The Senate’s Permanent Subcommittee on Investigations released the 105-page report saying China started in the late 1990s to exchange salaries, research funding, laboratory space and other incentives for information from U.S. university laboratories and other research institutions, much of it publicly funded.

As China spent 20 years recruiting researchers with access to advanced science and technology, U.S. agencies failed to adequately respond. The Federal Bureau of Investigation, for example, did not respond strongly until mid-2018, the report said.

As Reuters reported, Sen. Rob Portman (R-OH), who chairs the subcommittee, would work with Sen. Tom Carper (D-DE) to work on legislation that would end China’s “abuse” of U.S. research and taxpayer funds.

“These talent plans are a win-win for China. China wins twice. First, the American taxpayer funds China’s research and development. Second, China uses that research to improve its economic and military status,” Portman said in a statement about the report.

The report showed that China used the U.S. to further its technological advancement quickly. “In one example, the Senate investigators said, a post-doctoral researcher who was part of China’s ‘Thousand Talents Plan’ removed more than 30,000 electronic files, including presentations, technical papers, research and charts from a laboratory before returning to China,” Reuters reported.

The subcommittee that produced the report held a hearing on Tuesday to discuss its findings. John Brown, assistant director of the Counterintelligence Division at the FBI, testified at the hearing that the FBI wished it had acted sooner, Reuters reported.

“With our present-day knowledge of the threat from Chinese plans, we wish we had taken more rapid and comprehensive action in the past,” Brown said during his testimony. “The time to make up for that is now.”

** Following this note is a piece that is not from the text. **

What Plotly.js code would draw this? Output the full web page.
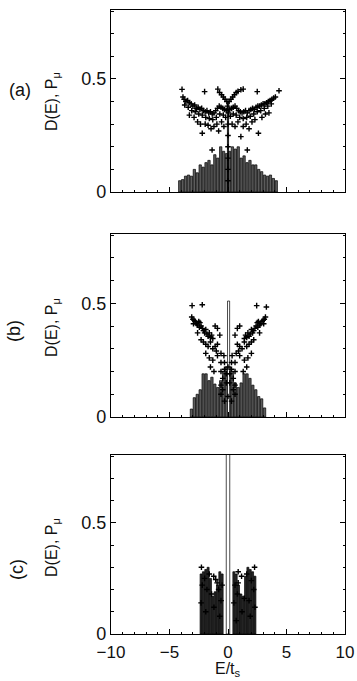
<!DOCTYPE html>
<html>
<head>
<meta charset="utf-8">
<script src="https://cdn.plot.ly/plotly-3.0.1.min.js"></script>
<style>
  body { margin: 0; background: #fff; }
  #chart { width: 357px; height: 681px; }
</style>
</head>
<body>
<div id="chart"></div>
<script>
// panel (a): density of states histogram (bin centres, heights)
var aBinE = [-4.125, -3.875, -3.625, -3.375, -3.125, -2.875, -2.625, -2.375, -2.125, -1.875, -1.625, -1.375,
  -1.125, -0.875, -0.625, -0.375, -0.125, 0.125, 0.375, 0.625, 0.875, 1.125, 1.375, 1.625, 1.875, 2.125,
  2.375, 2.625, 2.875, 3.125, 3.375, 3.625, 3.875, 4.125];
var aBinD = [0.05, 0.055, 0.07, 0.075, 0.07, 0.1, 0.085, 0.12, 0.11, 0.13, 0.14, 0.12,
  0.165, 0.15, 0.2, 0.18, 0.17, 0.18, 0.2, 0.19, 0.2, 0.15, 0.16, 0.13, 0.14, 0.12,
  0.12, 0.1, 0.09, 0.075, 0.07, 0.075, 0.06, 0.05];
var aSpikeE = [0];
var aSpikeD = [0.40];
// panel (a): P_mu points
var aPtE = [-3.93, -2.0, -0.87, 1.3, 2.5, 4.36,
  -0.72, -0.55, -0.4, -0.25, -0.1, 0.1, 0.25, 0.4, 0.55, 0.7, 0.85, 1.1,
  -3.85, -3.75, -3.6, -3.45, -3.3, -3.15, -3.0, -2.85, -2.7, -2.55, -2.4, -2.25, -2.1, -1.95, -1.8, -1.65,
  -1.5, -1.35, -1.2, -1.05, -0.9, -0.75, -0.6, -0.45, -0.3, -0.15,
  0.15, 0.3, 0.45, 0.6, 0.75, 0.9, 1.05, 1.2, 1.35, 1.5, 1.65, 1.8, 1.95, 2.1, 2.25, 2.4, 2.55, 2.7,
  2.85, 3.0, 3.15, 3.3, 3.45, 3.6, 3.75, 3.9, 4.05,
  -3.7, -3.4, -3.1, -2.8, -2.5, -2.2, -1.9, -1.6, -1.3, -1.0, -0.7, -0.4, -0.2, 0.2, 0.45, 0.7, 1.0, 1.3,
  1.6, 1.9, 2.2, 2.5, 2.8, 3.1, 3.4, 3.7,
  -3.3, -2.9, -2.6, -2.35, -2.2, -1.95, -1.7, -1.45, -1.2, -0.95, -0.8, -0.55, -0.35, 0.35, 0.6, 0.85,
  1.1, 1.3, 1.55, 1.8, 2.05, 2.3, 2.6, 2.9, 3.2, 3.5,
  -1.36, 1.65,
  0, 0, 0, 0, 0, 0, 0.05, -0.05];
var aPtP = [0.454, 0.444, 0.455, 0.455, 0.444, 0.448,
  0.44, 0.43, 0.42, 0.41, 0.40, 0.40, 0.41, 0.42, 0.43, 0.44, 0.445, 0.452,
  0.42, 0.41, 0.40, 0.405, 0.395, 0.39, 0.38, 0.385, 0.37, 0.375, 0.365, 0.37, 0.36, 0.355, 0.36, 0.35,
  0.355, 0.345, 0.35, 0.36, 0.37, 0.38, 0.375, 0.37, 0.365, 0.36,
  0.365, 0.37, 0.375, 0.38, 0.37, 0.36, 0.355, 0.35, 0.355, 0.36, 0.35, 0.36, 0.365, 0.37, 0.365, 0.375, 0.38, 0.38,
  0.385, 0.39, 0.39, 0.395, 0.40, 0.405, 0.41, 0.415, 0.42,
  0.385, 0.375, 0.36, 0.355, 0.345, 0.34, 0.33, 0.325, 0.32, 0.33, 0.345, 0.34, 0.33, 0.335, 0.345, 0.34, 0.33, 0.325,
  0.33, 0.335, 0.345, 0.355, 0.36, 0.37, 0.38, 0.39,
  0.34, 0.33, 0.31, 0.3, 0.26, 0.3, 0.295, 0.28, 0.29, 0.3, 0.27, 0.31, 0.29, 0.3, 0.29, 0.31,
  0.245, 0.29, 0.3, 0.28, 0.31, 0.32, 0.26, 0.33, 0.345, 0.35,
  0.186, 0.186,
  0.05, 0.1, 0.15, 0.2, 0.25, 0.3, 0.35, 0.38];

// panel (b)
var bBinE = [-3.125, -2.875, -2.625, -2.375, -2.125, -1.875, -1.625, -1.375, -1.125, -0.875, -0.625, -0.375, -0.125,
  0.125, 0.375, 0.625, 0.875, 1.125, 1.375, 1.625, 1.875, 2.125, 2.375, 2.625, 2.875, 3.125];
var bBinD = [0.035, 0.085, 0.1, 0.12, 0.19, 0.19, 0.16, 0.175, 0.145, 0.13, 0.16, 0.2, 0.22,
  0.22, 0.2, 0.15, 0.13, 0.15, 0.19, 0.19, 0.17, 0.14, 0.12, 0.09, 0.08, 0.04];
var bSpikeE = [0.05];
var bSpikeD = [0.51];
var bPtE = [-3.07, -2.2, 2.45, 3.28,
  -3.1, -3.0, -2.9, -2.95, -2.8, -2.7, -2.6, -2.5, -2.4, -2.45, -2.3, -2.2, -2.1, -2.0, -1.9, -1.8, -1.7, -1.6, -1.5, -1.4, -1.3,
  -2.3, -2.1, -1.9, -1.7, -1.5, -1.3, -1.1, -0.9, -1.0,
  -2.6, -1.1, -0.9, -0.7, -1.9, -1.6, -1.3, -0.9, -0.6, -1.5, -1.2,
  3.2, 3.1, 3.0, 3.05, 2.9, 2.8, 2.7, 2.6, 2.5, 2.55, 2.4, 2.3, 2.2, 2.1, 2.0, 1.9, 1.8, 1.7, 1.6, 1.5, 1.4,
  2.2, 2.0, 1.8, 1.6, 1.4, 1.2, 1.0, 0.8, 0.9,
  2.7, 1.0, 0.8, 0.6, 2.0, 1.7, 1.4, 1.0, 0.7, 1.6, 1.3,
  -0.6, -0.3, 0.3, 0.6, -0.6, -0.3, 0.3, 0.6, -0.45, 0.45, -0.15, 0.15, -0.45, 0.45, 0, -0.3, 0.3,
  -0.6, 0.6, -0.15, 0.15, -0.35, 0.35, 0, -0.6, 0.6];
var bPtP = [0.49, 0.494, 0.49, 0.484,
  0.44, 0.43, 0.425, 0.41, 0.42, 0.41, 0.405, 0.42, 0.415, 0.395, 0.40, 0.39, 0.38, 0.37, 0.385, 0.365, 0.355, 0.37, 0.35, 0.36, 0.345,
  0.34, 0.33, 0.32, 0.31, 0.33, 0.30, 0.31, 0.32, 0.29,
  0.37, 0.40, 0.39, 0.36, 0.28, 0.26, 0.25, 0.27, 0.28, 0.22, 0.2,
  0.44, 0.43, 0.425, 0.41, 0.42, 0.41, 0.405, 0.42, 0.415, 0.395, 0.40, 0.39, 0.38, 0.37, 0.385, 0.365, 0.355, 0.37, 0.35, 0.36, 0.345,
  0.34, 0.33, 0.32, 0.31, 0.33, 0.30, 0.31, 0.32, 0.29,
  0.37, 0.40, 0.39, 0.36, 0.28, 0.26, 0.25, 0.27, 0.28, 0.22, 0.2,
  0.24, 0.24, 0.24, 0.24, 0.2, 0.21, 0.21, 0.2, 0.17, 0.17, 0.15, 0.15, 0.12, 0.12, 0.09, 0.07, 0.07,
  0.14, 0.14, 0.19, 0.19, 0.27, 0.27, 0.22, 0.1, 0.1];

// panel (c)
var cBinE = [-2.3, -2.1, -1.9, -1.7, -1.5, -1.3, -1.1, -0.9, -0.7, -0.5,
  0.5, 0.7, 0.9, 1.1, 1.3, 1.5, 1.7, 1.9, 2.1, 2.3];
var cBinD = [0.27, 0.28, 0.29, 0.30, 0.25, 0.17, 0.19, 0.22, 0.28, 0.27,
  0.28, 0.27, 0.22, 0.18, 0.17, 0.26, 0.30, 0.29, 0.28, 0.26];
var cSpikeE = [0];
var cSpikeD = [0.9];
var cPtE = [-2.27, -1.22, -0.93, -1.05, 0.87, 1.16, 0.87, 2.27,
  -2.2, -2.0, -1.8, -1.6, -2.3, -1.9, -1.4, -1.2, -0.8, -0.6, -0.7, -0.5,
  2.2, 2.0, 1.8, 1.6, 2.3, 1.9, 1.4, 1.2, 0.8, 0.6, 0.7, 0.5];
var cPtP = [0.30, 0.26, 0.23, 0.245, 0.28, 0.26, 0.23, 0.30,
  0.22, 0.25, 0.2, 0.27, 0.14, 0.1, 0.18, 0.12, 0.2, 0.15, 0.08, 0.22,
  0.2, 0.24, 0.15, 0.27, 0.12, 0.08, 0.16, 0.1, 0.18, 0.22, 0.06, 0.14];

var xTicks = [-10, -5, 0, 5, 10];
var panelLabels = ['(a)', '(b)', '(c)'];

var W = 357, H = 681;
var fnt = {family: 'Liberation Sans, Arial, sans-serif', size: 18, color: '#111'};
var xFnt = {family: 'Liberation Sans, Arial, sans-serif', size: 17, color: '#111'};
var titleFnt = {family: 'Liberation Sans, Arial, sans-serif', size: 16, color: '#111'};

function bars(xa, ya, E, D, fill, w) {
  return {type: 'bar', x: E, y: D, xaxis: xa, yaxis: ya, width: w,
    marker: {color: fill, line: {color: '#000', width: 0.7}}, hoverinfo: 'skip'};
}
function pts(xa, ya, E, P) {
  return {type: 'scatter', mode: 'markers', x: E, y: P, xaxis: xa, yaxis: ya,
    marker: {symbol: 'cross-thin', size: 4, color: '#000', line: {width: 1.4, color: '#000'}}, hoverinfo: 'skip'};
}

var data = [
  bars('x', 'y', aBinE, aBinD, '#5c5c5c', 0.2),
  pts('x', 'y', aPtE, aPtP),
  bars('x', 'y', aSpikeE, aSpikeD, '#000', 0.1),
  bars('x2', 'y2', bBinE, bBinD, '#5c5c5c', 0.2),
  pts('x2', 'y2', bPtE, bPtP),
  bars('x2', 'y2', bSpikeE, bSpikeD, '#fff', 0.18),
  bars('x3', 'y3', cBinE, cBinD, '#262626', 0.17),
  pts('x3', 'y3', cPtE, cPtP),
  bars('x3', 'y3', cSpikeE, cSpikeD, '#fff', 0.3)
];

// pixel boxes of the three frames: [top, bottom]
var boxes = [[10, 192], [234, 417], [455, 634]];
var xDom = [111 / W, 345 / W];

function xax(anchor, labels) {
  return {domain: xDom, anchor: anchor, range: [-10, 10], tickvals: xTicks, showticklabels: labels,
    ticks: 'inside', ticklen: 5, tickcolor: '#000', showline: true, linecolor: '#000', linewidth: 1.2,
    mirror: true, showgrid: false, zeroline: false, tickfont: xFnt, ticklabelstandoff: 2,
    minor: {dtick: 1, ticks: 'inside', ticklen: 2.5, tickcolor: '#000'}};
}
function yax(anchor, box) {
  return {domain: [1 - box[1] / H, 1 - box[0] / H], anchor: anchor, range: [0, 0.805],
    tickvals: [0, 0.5], ticktext: ['0', '0.5'], ticks: 'inside', ticklen: 5, tickcolor: '#000',
    showline: true, linecolor: '#000', linewidth: 1.2, mirror: 'ticks', showgrid: false, zeroline: false,
    tickfont: fnt, minor: {dtick: 0.1, ticks: 'inside', ticklen: 2.5, tickcolor: '#000'}};
}

var annotations = [];
var titleY = [102, 328, 548];
var labelPos = [[20, 90, 0], [14, 331, -90], [17, 570, -90]];
for (var i = 0; i < 3; i++) {
  annotations.push({xref: 'paper', yref: 'paper', x: 52 / W, y: 1 - titleY[i] / H, showarrow: false,
    text: 'D(E), P<sub>μ</sub>', textangle: -90, font: titleFnt, xanchor: 'center', yanchor: 'middle'});
  annotations.push({xref: 'paper', yref: 'paper', x: labelPos[i][0] / W, y: 1 - labelPos[i][1] / H,
    showarrow: false, text: panelLabels[i], textangle: labelPos[i][2], font: fnt,
    xanchor: 'center', yanchor: 'middle'});
}
annotations.push({xref: 'paper', yref: 'paper', x: 228 / W, y: 0, showarrow: false,
  text: 'E/t<sub>s</sub>', font: titleFnt, xanchor: 'center', yanchor: 'bottom'});

var layout = {
  width: W, height: H, margin: {l: 0, r: 0, t: 0, b: 0},
  paper_bgcolor: '#fff', plot_bgcolor: '#fff', showlegend: false,
  barmode: 'overlay', font: fnt,
  xaxis: xax('y', false), yaxis: yax('x', boxes[0]),
  xaxis2: xax('y2', false), yaxis2: yax('x2', boxes[1]),
  xaxis3: xax('y3', true), yaxis3: yax('x3', boxes[2]),
  annotations: annotations
};

Plotly.newPlot('chart', data, layout, {staticPlot: true});
</script>
</body>
</html>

China announced its Thousand Talents Plan in 2008, hoping to recruit 2,000 people to help them acquire U.S. intellectual property. The plan eventually recruited more than 7,000 participants by 2017, yet the FBI did not respond strongly enough until 2018.

Geng Shuang, spokesman for China’s Foreign Ministry, dismissed concerns about the report by saying the transfer amounted to China and America cooperating and said such cooperation was a benefit to both countries. Geng also said “Cold War mentalities” needed to end.

Geng is also the spokesman who lashed out at The New York Times for covering internal Chinese documents detailing how the country oppresses Uyghurs and other Muslim minorities.

Sen. Maggie Hassan (D-NH) said during the hearing on Tuesday that she hoped the report was “one of the first steps we take in developing a real national strategy in combating this because clearly China has a strategy, and we need one of our own.”